I don't read AC A human right
Here LA County, and any other counties that want to save some money on expensive contractors to develop your algorithms:
DELETE FROM convictions WHERE offence like %possesion for personal use%;
Are they accepting pull requests? I have some suggestions.
"This collaboration will improve people's lives by erasing the mistakes of their past and hopefully lead them on a path to a better future." Huh? Since it's now legal, doesn't that mean that the state made the mistake when the convictions were made, and not the pot user?
So.... All of them were bogus, right?
-In space, it is very hard to rig lights.
The only mistakes were made on the part of government and their enforcers, grossly mis-classifying a plant with significant medical potential and destroying people's lives as a consequence. Those who smoke it in large quantity may not be our best and brightest, but they're far less dangerous to everyone around them than those who overindulge in alcohol.

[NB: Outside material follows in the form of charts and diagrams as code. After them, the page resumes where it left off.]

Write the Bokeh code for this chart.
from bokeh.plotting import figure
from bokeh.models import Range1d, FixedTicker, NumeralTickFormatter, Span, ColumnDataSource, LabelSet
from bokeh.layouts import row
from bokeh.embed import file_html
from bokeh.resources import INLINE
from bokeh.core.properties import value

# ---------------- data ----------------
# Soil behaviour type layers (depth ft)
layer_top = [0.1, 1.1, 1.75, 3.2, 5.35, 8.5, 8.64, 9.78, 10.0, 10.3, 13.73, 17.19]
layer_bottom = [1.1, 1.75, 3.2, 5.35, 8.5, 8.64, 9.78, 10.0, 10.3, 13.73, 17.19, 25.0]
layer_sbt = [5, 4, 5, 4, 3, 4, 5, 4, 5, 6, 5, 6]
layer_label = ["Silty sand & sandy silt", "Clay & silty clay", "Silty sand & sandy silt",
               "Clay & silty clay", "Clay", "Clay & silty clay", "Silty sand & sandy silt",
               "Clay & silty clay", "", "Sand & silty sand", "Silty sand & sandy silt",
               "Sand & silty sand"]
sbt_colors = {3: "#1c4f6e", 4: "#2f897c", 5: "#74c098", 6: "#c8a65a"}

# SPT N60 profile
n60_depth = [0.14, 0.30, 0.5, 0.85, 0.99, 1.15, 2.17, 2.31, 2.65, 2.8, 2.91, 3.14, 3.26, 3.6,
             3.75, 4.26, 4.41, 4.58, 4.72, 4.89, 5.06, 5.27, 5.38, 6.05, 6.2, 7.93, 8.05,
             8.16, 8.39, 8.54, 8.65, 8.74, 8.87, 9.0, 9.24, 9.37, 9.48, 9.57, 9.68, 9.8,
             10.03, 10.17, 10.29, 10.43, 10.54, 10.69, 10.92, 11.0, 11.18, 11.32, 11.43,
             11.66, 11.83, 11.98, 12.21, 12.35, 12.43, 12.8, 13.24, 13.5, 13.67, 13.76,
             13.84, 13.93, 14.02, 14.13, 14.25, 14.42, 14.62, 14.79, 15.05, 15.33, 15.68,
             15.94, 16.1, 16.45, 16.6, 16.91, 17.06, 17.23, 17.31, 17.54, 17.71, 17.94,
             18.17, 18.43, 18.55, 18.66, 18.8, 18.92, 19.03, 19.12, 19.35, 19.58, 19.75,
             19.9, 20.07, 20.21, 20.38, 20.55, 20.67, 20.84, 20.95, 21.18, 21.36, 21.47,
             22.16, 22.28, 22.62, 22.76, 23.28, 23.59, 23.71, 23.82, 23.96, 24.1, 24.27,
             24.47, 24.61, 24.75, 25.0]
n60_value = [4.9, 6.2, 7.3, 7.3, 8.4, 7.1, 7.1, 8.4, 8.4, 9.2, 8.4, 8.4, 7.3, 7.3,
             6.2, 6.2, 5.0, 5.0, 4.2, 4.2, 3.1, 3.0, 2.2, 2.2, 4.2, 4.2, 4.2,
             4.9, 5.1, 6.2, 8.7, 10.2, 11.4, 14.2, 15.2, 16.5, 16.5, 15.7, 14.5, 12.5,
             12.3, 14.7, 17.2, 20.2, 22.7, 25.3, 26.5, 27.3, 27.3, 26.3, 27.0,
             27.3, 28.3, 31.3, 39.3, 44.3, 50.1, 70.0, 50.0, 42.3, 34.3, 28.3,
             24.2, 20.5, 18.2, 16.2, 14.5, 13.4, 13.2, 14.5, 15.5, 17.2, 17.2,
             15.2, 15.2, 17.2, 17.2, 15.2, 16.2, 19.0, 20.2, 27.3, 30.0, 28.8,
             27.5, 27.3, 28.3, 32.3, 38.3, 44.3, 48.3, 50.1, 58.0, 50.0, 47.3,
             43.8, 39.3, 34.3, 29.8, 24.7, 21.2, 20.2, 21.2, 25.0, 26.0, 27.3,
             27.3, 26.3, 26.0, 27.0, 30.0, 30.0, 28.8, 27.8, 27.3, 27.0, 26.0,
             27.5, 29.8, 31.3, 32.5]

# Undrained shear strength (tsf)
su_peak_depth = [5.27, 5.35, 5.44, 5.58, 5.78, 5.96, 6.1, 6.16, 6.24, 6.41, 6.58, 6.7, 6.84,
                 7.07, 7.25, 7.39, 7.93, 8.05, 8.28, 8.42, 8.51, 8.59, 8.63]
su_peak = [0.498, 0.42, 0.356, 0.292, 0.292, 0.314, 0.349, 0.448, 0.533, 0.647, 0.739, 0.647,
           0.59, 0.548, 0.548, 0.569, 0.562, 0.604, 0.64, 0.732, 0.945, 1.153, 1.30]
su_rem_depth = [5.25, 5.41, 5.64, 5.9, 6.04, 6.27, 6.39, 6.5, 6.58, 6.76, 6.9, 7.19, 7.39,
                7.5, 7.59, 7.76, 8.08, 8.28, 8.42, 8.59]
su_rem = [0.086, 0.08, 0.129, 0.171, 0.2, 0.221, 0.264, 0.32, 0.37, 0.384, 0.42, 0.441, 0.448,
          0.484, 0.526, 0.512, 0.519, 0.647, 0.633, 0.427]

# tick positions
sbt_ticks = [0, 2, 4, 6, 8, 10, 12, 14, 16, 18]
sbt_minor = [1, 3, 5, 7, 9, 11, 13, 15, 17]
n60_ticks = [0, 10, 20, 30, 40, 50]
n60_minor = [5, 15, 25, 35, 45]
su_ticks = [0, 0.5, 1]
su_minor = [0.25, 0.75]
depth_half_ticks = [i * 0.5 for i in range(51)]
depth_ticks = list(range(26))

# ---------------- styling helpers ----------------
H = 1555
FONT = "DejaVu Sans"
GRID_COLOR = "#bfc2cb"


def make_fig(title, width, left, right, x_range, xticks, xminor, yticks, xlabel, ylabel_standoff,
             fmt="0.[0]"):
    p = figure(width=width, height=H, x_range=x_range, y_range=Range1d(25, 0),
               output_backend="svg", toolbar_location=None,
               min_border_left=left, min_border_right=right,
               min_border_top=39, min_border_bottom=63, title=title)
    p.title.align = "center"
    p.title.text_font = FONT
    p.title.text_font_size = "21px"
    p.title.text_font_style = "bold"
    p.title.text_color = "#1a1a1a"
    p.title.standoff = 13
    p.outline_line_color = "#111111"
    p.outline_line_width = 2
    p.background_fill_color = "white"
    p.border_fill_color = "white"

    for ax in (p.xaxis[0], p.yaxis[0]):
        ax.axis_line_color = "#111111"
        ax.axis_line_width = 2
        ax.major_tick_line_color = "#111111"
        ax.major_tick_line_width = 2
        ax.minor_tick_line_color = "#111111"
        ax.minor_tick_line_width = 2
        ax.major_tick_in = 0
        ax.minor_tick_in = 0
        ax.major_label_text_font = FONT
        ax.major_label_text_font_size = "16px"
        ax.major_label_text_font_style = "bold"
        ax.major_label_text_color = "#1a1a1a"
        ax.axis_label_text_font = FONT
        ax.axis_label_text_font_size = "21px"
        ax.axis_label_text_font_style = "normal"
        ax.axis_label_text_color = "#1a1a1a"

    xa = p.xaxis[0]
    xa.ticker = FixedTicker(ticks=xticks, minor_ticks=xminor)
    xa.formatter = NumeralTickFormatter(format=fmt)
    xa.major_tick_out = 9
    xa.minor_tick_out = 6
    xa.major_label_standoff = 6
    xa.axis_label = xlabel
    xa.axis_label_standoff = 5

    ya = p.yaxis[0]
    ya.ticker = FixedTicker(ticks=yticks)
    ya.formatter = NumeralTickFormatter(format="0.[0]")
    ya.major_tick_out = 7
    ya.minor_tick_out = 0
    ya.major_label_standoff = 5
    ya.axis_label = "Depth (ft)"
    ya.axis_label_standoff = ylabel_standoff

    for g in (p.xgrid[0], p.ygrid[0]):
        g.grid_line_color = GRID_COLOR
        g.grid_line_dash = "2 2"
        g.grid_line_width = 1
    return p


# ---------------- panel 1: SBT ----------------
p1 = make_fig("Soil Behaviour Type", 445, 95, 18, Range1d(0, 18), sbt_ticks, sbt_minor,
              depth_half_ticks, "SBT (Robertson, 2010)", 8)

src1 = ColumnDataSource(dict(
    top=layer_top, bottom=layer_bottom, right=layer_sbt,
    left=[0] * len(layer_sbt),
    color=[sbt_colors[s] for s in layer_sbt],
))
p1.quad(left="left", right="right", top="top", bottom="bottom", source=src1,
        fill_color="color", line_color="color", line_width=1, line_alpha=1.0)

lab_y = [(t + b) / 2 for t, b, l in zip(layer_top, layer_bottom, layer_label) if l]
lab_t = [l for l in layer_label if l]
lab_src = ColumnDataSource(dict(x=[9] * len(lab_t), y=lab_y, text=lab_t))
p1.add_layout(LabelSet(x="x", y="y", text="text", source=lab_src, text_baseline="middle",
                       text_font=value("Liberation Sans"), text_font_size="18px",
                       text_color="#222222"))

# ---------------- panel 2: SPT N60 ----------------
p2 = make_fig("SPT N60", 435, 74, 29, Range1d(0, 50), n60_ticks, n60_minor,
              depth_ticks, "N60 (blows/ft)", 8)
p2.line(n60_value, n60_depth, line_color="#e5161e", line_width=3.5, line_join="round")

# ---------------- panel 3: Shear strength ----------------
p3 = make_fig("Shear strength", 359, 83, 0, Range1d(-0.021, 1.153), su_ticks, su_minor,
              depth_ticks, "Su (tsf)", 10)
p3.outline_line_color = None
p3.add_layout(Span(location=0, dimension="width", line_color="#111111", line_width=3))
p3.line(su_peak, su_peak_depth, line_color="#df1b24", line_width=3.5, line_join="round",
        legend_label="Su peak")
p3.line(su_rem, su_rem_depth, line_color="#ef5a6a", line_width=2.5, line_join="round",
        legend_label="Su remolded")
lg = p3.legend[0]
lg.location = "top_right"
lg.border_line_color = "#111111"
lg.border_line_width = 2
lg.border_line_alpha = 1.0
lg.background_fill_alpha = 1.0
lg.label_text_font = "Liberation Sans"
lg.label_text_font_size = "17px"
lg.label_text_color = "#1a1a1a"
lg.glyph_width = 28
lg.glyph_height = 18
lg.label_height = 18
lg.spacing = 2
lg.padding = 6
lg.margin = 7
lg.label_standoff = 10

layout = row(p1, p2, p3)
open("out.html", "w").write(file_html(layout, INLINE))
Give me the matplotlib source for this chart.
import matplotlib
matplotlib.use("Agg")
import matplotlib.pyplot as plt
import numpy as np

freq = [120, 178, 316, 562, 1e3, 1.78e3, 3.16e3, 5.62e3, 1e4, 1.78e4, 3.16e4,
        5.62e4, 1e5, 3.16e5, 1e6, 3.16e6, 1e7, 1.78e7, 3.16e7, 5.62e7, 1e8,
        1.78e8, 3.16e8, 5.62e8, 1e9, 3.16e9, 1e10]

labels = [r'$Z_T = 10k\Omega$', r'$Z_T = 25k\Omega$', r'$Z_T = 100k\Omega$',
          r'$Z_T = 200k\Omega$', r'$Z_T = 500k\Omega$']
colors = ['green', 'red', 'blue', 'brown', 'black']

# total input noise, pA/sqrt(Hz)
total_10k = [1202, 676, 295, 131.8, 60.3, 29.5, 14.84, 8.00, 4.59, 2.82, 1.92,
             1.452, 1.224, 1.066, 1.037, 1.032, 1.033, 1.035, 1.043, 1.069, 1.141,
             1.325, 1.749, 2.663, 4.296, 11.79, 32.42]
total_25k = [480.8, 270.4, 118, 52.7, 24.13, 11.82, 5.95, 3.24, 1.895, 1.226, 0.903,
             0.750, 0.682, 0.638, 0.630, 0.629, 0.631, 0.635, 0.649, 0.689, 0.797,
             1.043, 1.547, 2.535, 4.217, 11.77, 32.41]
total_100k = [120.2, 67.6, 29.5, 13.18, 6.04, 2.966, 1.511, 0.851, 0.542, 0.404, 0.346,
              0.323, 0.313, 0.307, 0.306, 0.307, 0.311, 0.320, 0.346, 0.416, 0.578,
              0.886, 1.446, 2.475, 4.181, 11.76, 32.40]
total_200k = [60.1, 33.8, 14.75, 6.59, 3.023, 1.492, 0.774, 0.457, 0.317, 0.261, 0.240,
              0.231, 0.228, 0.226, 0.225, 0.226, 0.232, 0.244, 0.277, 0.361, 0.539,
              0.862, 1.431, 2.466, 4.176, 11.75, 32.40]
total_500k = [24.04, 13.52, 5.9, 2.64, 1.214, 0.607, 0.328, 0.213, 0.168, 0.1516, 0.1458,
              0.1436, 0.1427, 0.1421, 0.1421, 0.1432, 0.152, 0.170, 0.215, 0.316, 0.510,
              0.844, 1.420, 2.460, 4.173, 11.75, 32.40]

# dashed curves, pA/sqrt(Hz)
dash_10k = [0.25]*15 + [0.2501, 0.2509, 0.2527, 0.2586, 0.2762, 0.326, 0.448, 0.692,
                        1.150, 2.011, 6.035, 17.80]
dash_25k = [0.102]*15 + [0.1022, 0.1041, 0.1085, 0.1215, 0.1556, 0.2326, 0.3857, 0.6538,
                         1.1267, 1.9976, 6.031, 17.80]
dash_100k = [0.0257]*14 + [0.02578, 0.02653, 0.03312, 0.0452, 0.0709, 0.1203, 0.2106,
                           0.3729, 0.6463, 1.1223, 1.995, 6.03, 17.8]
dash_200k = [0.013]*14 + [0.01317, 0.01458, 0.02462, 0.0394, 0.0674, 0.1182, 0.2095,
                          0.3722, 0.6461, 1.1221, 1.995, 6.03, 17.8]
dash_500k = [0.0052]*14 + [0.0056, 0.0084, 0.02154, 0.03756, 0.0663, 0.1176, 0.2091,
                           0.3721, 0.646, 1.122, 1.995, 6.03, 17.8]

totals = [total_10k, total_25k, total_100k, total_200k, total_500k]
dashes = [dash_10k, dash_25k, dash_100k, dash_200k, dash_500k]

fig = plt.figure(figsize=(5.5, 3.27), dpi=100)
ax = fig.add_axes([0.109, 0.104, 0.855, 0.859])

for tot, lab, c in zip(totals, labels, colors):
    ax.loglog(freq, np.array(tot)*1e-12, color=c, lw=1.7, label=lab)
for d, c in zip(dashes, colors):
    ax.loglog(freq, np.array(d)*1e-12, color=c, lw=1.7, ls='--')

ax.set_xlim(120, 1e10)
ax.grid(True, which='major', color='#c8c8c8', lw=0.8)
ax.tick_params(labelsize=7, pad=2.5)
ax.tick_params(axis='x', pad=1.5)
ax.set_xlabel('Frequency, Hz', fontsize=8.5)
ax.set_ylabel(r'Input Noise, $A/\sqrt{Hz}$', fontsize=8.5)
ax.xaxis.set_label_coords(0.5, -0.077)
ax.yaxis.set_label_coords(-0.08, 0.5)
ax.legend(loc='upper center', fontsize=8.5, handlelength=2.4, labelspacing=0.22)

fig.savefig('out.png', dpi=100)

If they sincerely wanted to make things right, not only would they expunge records and compensate the wrongfully abused, they would punish and incarcerate those who insisted on following the status quo instead of standing up to the idiots who mis-classified the plant in the first place and those who continued to support them over the decades.
Boom.
Done.
Is exposing the racist and anti-competitive reasons for banning hemp in the first place.
if Prisoner race is Caucasian then continue consideration, else return false.
Plead guilty to illegal posession of Adderall. Get re-elected.
Perhaps as far as state legal issues are concerned. But on a federal level? Never. That pot bust is going to follow you forever through security and background checks. And as more private services utilize background checks for things like apartment rentals, bank loans, employment applications, you will quietly be turned down. And never know why.
Have gnu, will travel.
The temperance movement died nearly 100 years ago.
Temperance died for four and a half years, from the Volstead repeal (February 1933) to the Marihuana Tax Act (August 1937).
Helping to clear that path by reducing or dismissing cannabis convictions can result in someone securing a job or benefitting from other programs that may have been unavailable to them in the past.
No. Fuck no. It's a filtering system to prevent stupid fucking potheads from succeeding in life, as it should be. Drug use and users are a bigger problem than immigration.